Some results suggest that SAD is less common in those who consume more omega-3 fatty acids, such as Icelandic people, who eat plenty of coldwater fish. One of the largest studies ever conducted assessing omega-3s’ effectiveness in treating major depression (published in 2010 in the Journal of Clinical Psychiatry) looked at 432 people with major depression. Half the participants took a high-concentration fish oil supplement (1,050 mg of EPA and 150 mg of DHA); the other half took a similar-looking placebo. The researchers found the omega-3 supplements effective, comparable to results with conventional antidepressants. Although this study looked at depression in general and not specifically at patients whose depression is caused by SAD, its strong results are encouraging.
Food Sources of Omega-3 Fats: Because our bodies cannot make these essential omega-3 fatty acids, we’ve got to eat them.

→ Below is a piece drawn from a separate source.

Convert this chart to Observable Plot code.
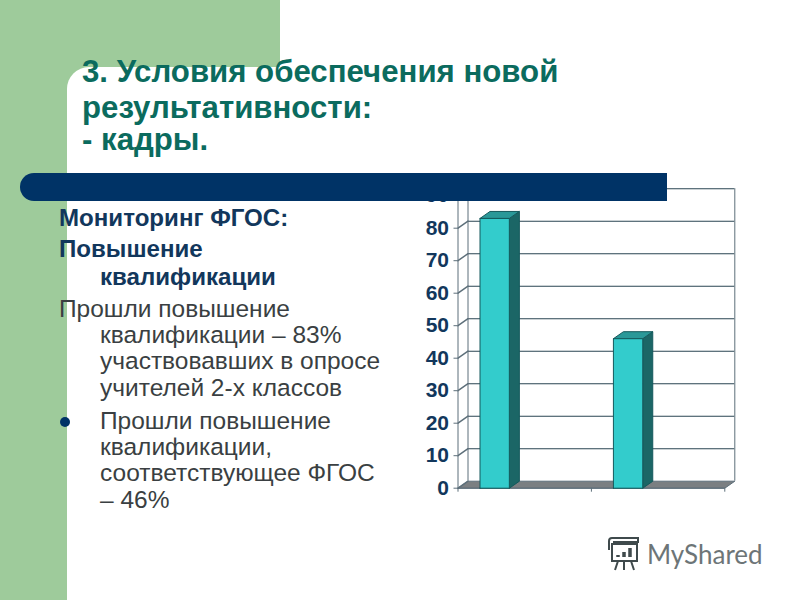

Oily, fatty fish (mackerel, herring, salmon, sardines, anchovies) are the best sources of omega-3s because they contain the “more potent” forms of omega-3s: eicosapentaenoic (EPA) and docosahexaenoic acid (DHA). Flaxseed, hemp, canola and walnut oils are all rich sources of another omega-3, alpha-linolenic acid (ALA). Our livers metabolize ALA into EPA and DHA. But our livers are limited in their abilities to convert ALA. It is estimated that only 5 to 15 percent of ALA is ultimately converted to EPA and DHA .
Part of the reason people with SAD crave carbohydrates may be due to decreased serotonin activity. Carbohydrates promote the production of serotonin, a feel-good brain chemical. (Drugs such as Paxil, Prozac and Zoloft, are often used to treat depression, as well as SAD, because of their ability to increase serotonin.)

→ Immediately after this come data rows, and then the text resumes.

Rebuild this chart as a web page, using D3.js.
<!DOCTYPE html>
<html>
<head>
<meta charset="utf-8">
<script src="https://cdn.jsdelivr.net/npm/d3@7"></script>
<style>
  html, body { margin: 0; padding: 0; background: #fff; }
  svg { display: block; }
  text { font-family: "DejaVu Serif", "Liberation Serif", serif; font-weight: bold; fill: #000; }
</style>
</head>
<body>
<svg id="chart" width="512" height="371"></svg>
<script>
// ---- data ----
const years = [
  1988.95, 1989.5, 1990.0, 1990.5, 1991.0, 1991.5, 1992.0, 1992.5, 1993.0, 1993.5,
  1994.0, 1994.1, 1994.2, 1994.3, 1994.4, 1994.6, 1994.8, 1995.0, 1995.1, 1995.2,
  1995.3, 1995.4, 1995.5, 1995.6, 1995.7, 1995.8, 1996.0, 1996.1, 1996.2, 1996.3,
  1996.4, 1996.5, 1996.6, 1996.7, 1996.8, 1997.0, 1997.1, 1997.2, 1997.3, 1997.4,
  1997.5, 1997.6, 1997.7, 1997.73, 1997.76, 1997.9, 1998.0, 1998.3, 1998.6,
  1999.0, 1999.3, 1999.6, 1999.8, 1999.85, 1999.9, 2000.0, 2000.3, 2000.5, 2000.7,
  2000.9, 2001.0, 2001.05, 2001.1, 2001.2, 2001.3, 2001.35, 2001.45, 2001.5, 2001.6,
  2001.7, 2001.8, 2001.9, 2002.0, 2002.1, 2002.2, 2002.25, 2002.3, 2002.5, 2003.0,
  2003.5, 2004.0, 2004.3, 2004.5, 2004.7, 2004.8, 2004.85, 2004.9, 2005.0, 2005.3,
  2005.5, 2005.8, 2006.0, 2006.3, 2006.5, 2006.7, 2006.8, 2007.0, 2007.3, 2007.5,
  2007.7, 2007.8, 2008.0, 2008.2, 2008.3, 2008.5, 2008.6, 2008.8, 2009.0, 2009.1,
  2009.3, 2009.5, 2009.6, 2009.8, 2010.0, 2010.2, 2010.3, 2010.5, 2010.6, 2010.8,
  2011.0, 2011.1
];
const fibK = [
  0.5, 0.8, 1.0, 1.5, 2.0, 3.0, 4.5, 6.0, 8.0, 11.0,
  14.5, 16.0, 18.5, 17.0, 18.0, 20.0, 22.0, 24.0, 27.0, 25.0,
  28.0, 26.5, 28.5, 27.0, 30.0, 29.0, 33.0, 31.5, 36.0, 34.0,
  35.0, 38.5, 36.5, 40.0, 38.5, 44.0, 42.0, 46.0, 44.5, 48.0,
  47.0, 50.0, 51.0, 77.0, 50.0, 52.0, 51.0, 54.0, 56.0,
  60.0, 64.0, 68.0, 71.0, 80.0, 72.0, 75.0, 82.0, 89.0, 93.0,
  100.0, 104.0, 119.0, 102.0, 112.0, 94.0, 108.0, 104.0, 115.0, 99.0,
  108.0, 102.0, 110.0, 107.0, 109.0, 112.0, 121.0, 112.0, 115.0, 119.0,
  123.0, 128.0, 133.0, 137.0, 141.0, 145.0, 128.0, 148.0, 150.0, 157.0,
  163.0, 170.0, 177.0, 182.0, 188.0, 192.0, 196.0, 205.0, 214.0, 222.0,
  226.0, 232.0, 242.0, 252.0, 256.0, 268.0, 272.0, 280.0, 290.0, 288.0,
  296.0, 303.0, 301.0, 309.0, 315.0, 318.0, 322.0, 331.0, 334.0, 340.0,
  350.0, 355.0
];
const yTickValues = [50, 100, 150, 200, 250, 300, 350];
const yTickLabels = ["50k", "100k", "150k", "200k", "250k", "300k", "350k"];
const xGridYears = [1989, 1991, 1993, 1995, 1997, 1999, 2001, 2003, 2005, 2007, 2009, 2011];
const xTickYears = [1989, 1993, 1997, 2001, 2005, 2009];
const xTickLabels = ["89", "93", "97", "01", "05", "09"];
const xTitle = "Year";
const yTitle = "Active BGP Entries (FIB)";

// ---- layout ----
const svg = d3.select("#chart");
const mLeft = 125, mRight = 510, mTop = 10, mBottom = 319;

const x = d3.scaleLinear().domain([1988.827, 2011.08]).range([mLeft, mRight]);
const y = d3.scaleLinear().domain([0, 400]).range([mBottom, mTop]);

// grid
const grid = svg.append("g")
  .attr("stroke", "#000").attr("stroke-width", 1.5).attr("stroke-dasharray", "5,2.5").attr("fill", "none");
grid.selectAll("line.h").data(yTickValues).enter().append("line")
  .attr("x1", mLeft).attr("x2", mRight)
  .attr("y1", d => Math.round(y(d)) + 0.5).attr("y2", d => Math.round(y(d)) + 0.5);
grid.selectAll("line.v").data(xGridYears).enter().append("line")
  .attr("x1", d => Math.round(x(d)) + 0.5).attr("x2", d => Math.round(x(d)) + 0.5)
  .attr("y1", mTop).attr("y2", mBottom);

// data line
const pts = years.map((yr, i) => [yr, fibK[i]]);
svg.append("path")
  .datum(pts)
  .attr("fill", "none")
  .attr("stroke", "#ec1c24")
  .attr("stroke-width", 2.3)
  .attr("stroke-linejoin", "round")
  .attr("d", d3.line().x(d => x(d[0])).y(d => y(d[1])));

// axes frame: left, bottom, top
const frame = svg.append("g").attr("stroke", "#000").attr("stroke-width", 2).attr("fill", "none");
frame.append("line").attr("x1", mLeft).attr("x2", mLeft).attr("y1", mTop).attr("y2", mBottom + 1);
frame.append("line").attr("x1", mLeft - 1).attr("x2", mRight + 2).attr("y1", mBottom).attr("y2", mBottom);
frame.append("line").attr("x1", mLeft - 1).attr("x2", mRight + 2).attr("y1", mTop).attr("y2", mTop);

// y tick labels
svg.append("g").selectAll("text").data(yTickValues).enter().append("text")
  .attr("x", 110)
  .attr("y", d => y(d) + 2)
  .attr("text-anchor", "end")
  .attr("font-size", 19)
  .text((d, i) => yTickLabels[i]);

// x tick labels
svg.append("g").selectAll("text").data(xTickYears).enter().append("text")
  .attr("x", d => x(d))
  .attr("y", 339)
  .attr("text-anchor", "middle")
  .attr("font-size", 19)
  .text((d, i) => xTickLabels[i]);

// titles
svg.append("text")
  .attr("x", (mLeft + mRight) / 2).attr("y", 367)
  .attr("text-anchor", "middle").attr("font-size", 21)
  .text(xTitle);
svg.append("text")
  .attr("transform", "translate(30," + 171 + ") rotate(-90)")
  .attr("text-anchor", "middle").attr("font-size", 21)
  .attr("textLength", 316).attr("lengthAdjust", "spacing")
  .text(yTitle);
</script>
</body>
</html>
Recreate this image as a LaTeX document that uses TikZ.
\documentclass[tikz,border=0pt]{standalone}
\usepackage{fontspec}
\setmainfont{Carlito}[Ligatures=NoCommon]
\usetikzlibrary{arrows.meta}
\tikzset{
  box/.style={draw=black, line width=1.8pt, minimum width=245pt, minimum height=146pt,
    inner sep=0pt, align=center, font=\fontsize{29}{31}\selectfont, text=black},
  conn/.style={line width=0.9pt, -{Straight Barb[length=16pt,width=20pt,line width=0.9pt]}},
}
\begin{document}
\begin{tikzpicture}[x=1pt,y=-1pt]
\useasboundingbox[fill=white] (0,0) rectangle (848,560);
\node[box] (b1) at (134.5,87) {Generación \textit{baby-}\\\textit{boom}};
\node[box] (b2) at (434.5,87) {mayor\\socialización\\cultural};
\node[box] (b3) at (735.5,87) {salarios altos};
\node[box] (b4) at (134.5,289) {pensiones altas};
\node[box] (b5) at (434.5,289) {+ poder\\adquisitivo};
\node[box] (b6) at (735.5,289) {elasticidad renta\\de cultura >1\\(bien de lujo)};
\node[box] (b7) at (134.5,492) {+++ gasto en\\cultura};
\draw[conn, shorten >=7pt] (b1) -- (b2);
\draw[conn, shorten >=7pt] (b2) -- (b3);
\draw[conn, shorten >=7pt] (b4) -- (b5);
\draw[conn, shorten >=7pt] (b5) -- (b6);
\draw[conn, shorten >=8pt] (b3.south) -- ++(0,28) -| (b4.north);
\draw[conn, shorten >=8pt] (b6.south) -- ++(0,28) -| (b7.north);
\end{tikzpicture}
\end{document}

Snacking on the right kinds of carbohydrates can relieve some of the symptoms of SAD, according to Judith Wurtman, Ph.D., co-author of The Serotonin Power Diet. (Wurtman has long researched carbohydrates and their link to depression, publishing a landmark article about it in Scientific American in 1989.) A recent study she led looking at the SAD-carb connection indicated that about 30 grams of carbs—or about 120 calories—per day were enough to make the serotonin you need. But not all carbs are created equal. Eating sweets and simple carbohydrates, like doughnuts, white rice and white bread, quickly raise blood sugar levels, triggering a spike in insulin. The flood of insulin in turn causes all that blood sugar to be rapidly metabolized. That sudden drop in blood sugar—aka “sugar crash”—can cause fatigue, headache and irritability—not good when you’re already struggling with the fatigue that comes with SAD! Wurtman recommends eating carbohydrates that have little fat and low protein to ensure serotonin is made (protein can dampen the effects of serotonin production in the body).

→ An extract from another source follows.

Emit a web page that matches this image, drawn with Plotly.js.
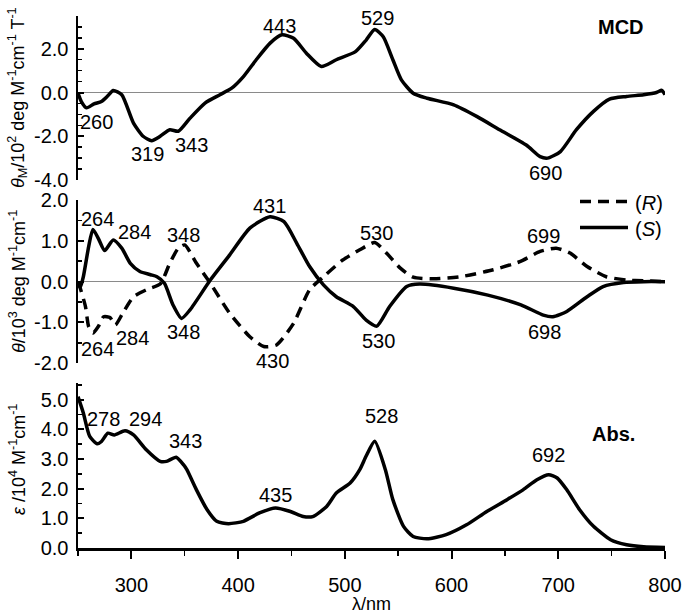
<!DOCTYPE html>
<html>
<head>
<meta charset="utf-8">
<script src="https://cdn.plot.ly/plotly-3.0.1.min.js"></script>
<style>html,body{margin:0;padding:0;background:#fff;}#chart{width:685px;height:614px;}</style>
</head>
<body>
<div id="chart"></div>
<script>
// ---------- data ----------
const mcdWl = [250,253,258,265,272,278,283,291,302,311,319,327,336,344,355,369,383,394,405,417,430,441,452,464,478,492,510,520,528,536,545,553,564,577,602,624,645,670,683,690,702,717,733,748,764,780,792,797,800];
const mcdVal = [-0.03,-0.4,-0.7,-0.52,-0.41,-0.15,0.09,-0.1,-1.4,-2.0,-2.2,-2.0,-1.7,-1.77,-1.17,-0.48,-0.1,0.2,0.73,1.5,2.26,2.64,2.48,1.8,1.19,1.5,1.87,2.4,2.88,2.55,1.5,0.58,-0.03,-0.26,-0.56,-1.1,-1.7,-2.4,-2.93,-3.0,-2.7,-1.7,-0.86,-0.3,-0.18,-0.1,0.0,0.1,-0.1];

const cdSWl = [250,252,255,260,264,269,275,283,291,299,308,318,324,331,339,347,355,374,392,411,430,443,455,467,480,492,508,520,530,542,558,570,602,634,665,686,695,708,727,742,761,780,800];
const cdSVal = [0.0,-0.15,0.12,0.86,1.28,1.06,0.76,1.02,0.82,0.45,0.25,0.17,0.12,-0.04,-0.57,-0.9,-0.69,0.04,0.65,1.31,1.59,1.47,0.94,0.37,-0.08,-0.37,-0.61,-0.94,-1.09,-0.61,-0.12,-0.06,-0.16,-0.33,-0.57,-0.82,-0.86,-0.73,-0.37,-0.12,-0.02,0.0,0.0];

const cdRWl = [250,252,257,260,264,269,274,280,285,292,302,314,327,336,344,350,361,374,392,411,424,436,452,467,480,498,514,528,539,552,564,583,608,639,664,683,698,711,727,745,764,780,800];
const cdRVal = [0.0,-0.15,-0.61,-1.1,-1.26,-1.1,-0.86,-0.88,-1.06,-0.77,-0.37,-0.2,-0.06,0.45,0.82,0.9,0.45,-0.04,-0.77,-1.35,-1.59,-1.55,-1.02,-0.2,0.12,0.53,0.78,0.96,0.7,0.33,0.11,0.07,0.12,0.29,0.49,0.74,0.82,0.7,0.37,0.12,0.04,0.02,0.0];

const absWl = [250,255,261,268,272,278,284,294,302,314,327,333,342,349,352,361,371,380,391,405,420,435,449,461,470,483,492,505,514,520,528,538,545,555,564,577,595,614,633,652,667,680,691,699,708,720,733,749,764,780,800];
const absVal = [5.1,4.55,3.76,3.51,3.59,3.87,3.81,3.95,3.81,3.31,2.92,2.92,3.06,2.8,2.64,1.96,1.29,0.9,0.82,0.9,1.18,1.35,1.23,1.06,1.06,1.4,1.85,2.19,2.64,3.1,3.6,2.64,1.63,0.73,0.39,0.31,0.45,0.78,1.23,1.63,1.96,2.3,2.47,2.36,1.96,1.29,0.73,0.28,0.11,0.04,0.02];

// tick labels
const xTickVals = [300,400,500,600,700,800];
const xTickText = ["300","400","500","600","700","800"];
const mcdTickVals = [-4,-2,0,2];
const mcdTickText = ["-4.0","-2.0","0.0","2.0"];
const cdTickVals = [-2,-1,0,1,2];
const cdTickText = ["-2.0","-1.0","0.0","1.0","2.0"];
const absTickVals = [0,1,2,3,4,5];
const absTickText = ["0.0","1.0","2.0","3.0","4.0","5.0"];

// peak labels
const mcdPeaks = ["260","319","343","443","529","690"];
const cdPeaks = ["264","284","348","431","530","699","264","284","348","430","530","698"];
const absPeaks = ["278","294","343","435","528","692"];

// ---------- layout helpers ----------
const FONT = "Liberation Sans, Arial, sans-serif";
const L = 78, R = 20, T = 16, B = 66, W = 685, H = 614;
const pw = W - L - R, ph = H - T - B;
const pxX = px => (px - L) / pw;
const pxY = py => (H - B - py) / ph;

const lineStyle = {color: "#000", width: 3.5, shape: "spline", smoothing: 0.6};

const traces = [
  {x: mcdWl, y: mcdVal, xaxis: "x", yaxis: "y", mode: "lines", line: lineStyle, showlegend: false},
  {x: cdRWl, y: cdRVal, xaxis: "x2", yaxis: "y2", mode: "lines", line: Object.assign({}, lineStyle, {dash: "11px,7px"}), showlegend: false},
  {x: cdSWl, y: cdSVal, xaxis: "x2", yaxis: "y2", mode: "lines", line: lineStyle, showlegend: false},
  {x: absWl, y: absVal, xaxis: "x3", yaxis: "y3", mode: "lines", line: lineStyle, showlegend: false}
];

const hiddenX = {range: [250, 800], visible: false, domain: [0, 1]};
function yAxis(domain, range, vals, text, zero) {
  return {
    domain: domain, range: range, tickmode: "array", tickvals: vals, ticktext: text,
    showline: true, linecolor: "#000", linewidth: 2.5,
    ticks: "inside", ticklen: 6, tickwidth: 2, tickcolor: "#000",
    minor: {tickmode: "linear", tick0: 0, dtick: 0.5, ticks: "inside", ticklen: 4, tickwidth: 1.5, tickcolor: "#000"},
    showgrid: false, zeroline: zero, zerolinecolor: "#8a8a8a", zerolinewidth: 1.5,
    tickfont: {family: FONT, size: 20, color: "#000"}, ticklabelstandoff: 3,
    fixedrange: true
  };
}

const ann = [];
const NF = {family: FONT, size: 20, color: "#000"};
function lab(text, x, y, xref, yref, opts) {
  ann.push(Object.assign({text: text, x: x, y: y, xref: xref, yref: yref, showarrow: false,
    xanchor: "center", yanchor: "middle", font: NF}, opts || {}));
}
// MCD peak labels
const mcdPos = [[267.3,-1.34],[315,-2.82],[356.5,-2.42],[438.8,3.04],[530.6,3.43],[688,-3.66]];
mcdPeaks.forEach((t,i) => lab(t, mcdPos[i][0], mcdPos[i][1], "x", "y"));
// CD peak labels
const cdPos = [[268.3,1.53],[302.9,1.21],[349,1.14],[429.1,1.86],[529.9,1.2],[686.2,1.12],
               [268.3,-1.64],[300.8,-1.37],[348.4,-1.24],[432.7,-1.94],[531.4,-1.45],[686.8,-1.24]];
cdPeaks.forEach((t,i) => lab(t, cdPos[i][0], cdPos[i][1], "x2", "y2"));
// Abs peak labels
const absPos = [[274.2,4.36],[312.8,4.36],[350.3,3.62],[435.5,1.78],[533.9,4.46],[691.3,3.14]];
absPeaks.forEach((t,i) => lab(t, absPos[i][0], absPos[i][1], "x3", "y3"));
// panel names
lab("<b>MCD</b>", 759, 3.0, "x", "y");
lab("<b>CD</b>", 760, 2.56, "x2", "y2");
lab("<b>Abs.</b>", 752, 3.83, "x3", "y3");
// legend texts
lab("(<i>R</i>)", pxX(648.5), pxY(203), "paper", "paper");
lab("(<i>S</i>)", pxX(648.5), pxY(228.5), "paper", "paper");
// axis titles
const tf = {family: FONT, size: 18, color: "#000"};
lab("<i>θ</i><sub>M</sub>/10<sup>2</sup> deg M<sup>-1</sup>cm<sup>-1</sup> T<sup>-1</sup>", pxX(17), pxY(98), "paper", "paper", {textangle: -90, font: tf});
lab("<i>θ</i>/10<sup>3</sup> deg M<sup>-1</sup>cm<sup>-1</sup>", pxX(17), pxY(282), "paper", "paper", {textangle: -90, font: tf});
lab("<i>ε</i> /10<sup>4</sup> M<sup>-1</sup>cm<sup>-1</sup>", pxX(17), pxY(460), "paper", "paper", {textangle: -90, font: tf});
lab("λ/nm", pxX(372), pxY(604), "paper", "paper", {font: tf});

const shapes = [
  {type: "line", xref: "paper", yref: "paper", x0: pxX(580), x1: pxX(627), y0: pxY(201.5), y1: pxY(201.5),
   line: {color: "#000", width: 3.5, dash: "11px,7px"}},
  {type: "line", xref: "paper", yref: "paper", x0: pxX(580), x1: pxX(628), y0: pxY(227.5), y1: pxY(227.5),
   line: {color: "#000", width: 3.5}}
];

const layout = {
  width: W, height: H,
  margin: {l: L, r: R, t: T, b: B, pad: 0},
  paper_bgcolor: "#fff", plot_bgcolor: "rgba(0,0,0,0)",
  font: {family: FONT, size: 20, color: "#000"},
  showlegend: false,
  xaxis: Object.assign({}, hiddenX, {anchor: "y"}),
  xaxis2: Object.assign({}, hiddenX, {anchor: "y2"}),
  xaxis3: {
    domain: [0, 1], range: [250, 800], anchor: "y3",
    tickmode: "array", tickvals: xTickVals, ticktext: xTickText,
    showline: true, linecolor: "#000", linewidth: 2.5,
    ticks: "outside", ticklen: 8, tickwidth: 2, tickcolor: "#000",
    minor: {tickmode: "linear", tick0: 250, dtick: 50, ticks: "outside", ticklen: 5, tickwidth: 1.5, tickcolor: "#000"},
    showgrid: false, zeroline: false,
    tickfont: {family: FONT, size: 20, color: "#000"}, ticklabelstandoff: 9,
    fixedrange: true
  },
  yaxis: Object.assign(yAxis([pxY(180), 1], [-4, 3.5], mcdTickVals, mcdTickText, true), {anchor: "x"}),
  yaxis2: Object.assign(yAxis([pxY(363.3), pxY(200)], [-2, 2], cdTickVals, cdTickText, true), {anchor: "x2"}),
  yaxis3: Object.assign(yAxis([0, pxY(383.3)], [0, 5.55], absTickVals, absTickText, false), {anchor: "x3"}),
  annotations: ann,
  shapes: shapes
};

Plotly.newPlot("chart", traces, layout, {staticPlot: true, displayModeBar: false});
</script>
</body>
</html>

Food Sources of SAD-Friendly Carbohydrates: Good snacking choices include popcorn, pretzels, shredded wheat squares or low-fat biscotti. When it comes to meals, Wurtman recommends making dinner your main carbohydrate-containing meal. That’s because evening is usually the time when the symptoms of SAD are at their strongest—and so is the urge gorge on cookies. Eating healthier carbs, like lentils, brown rice and potatoes, may help fight that urge.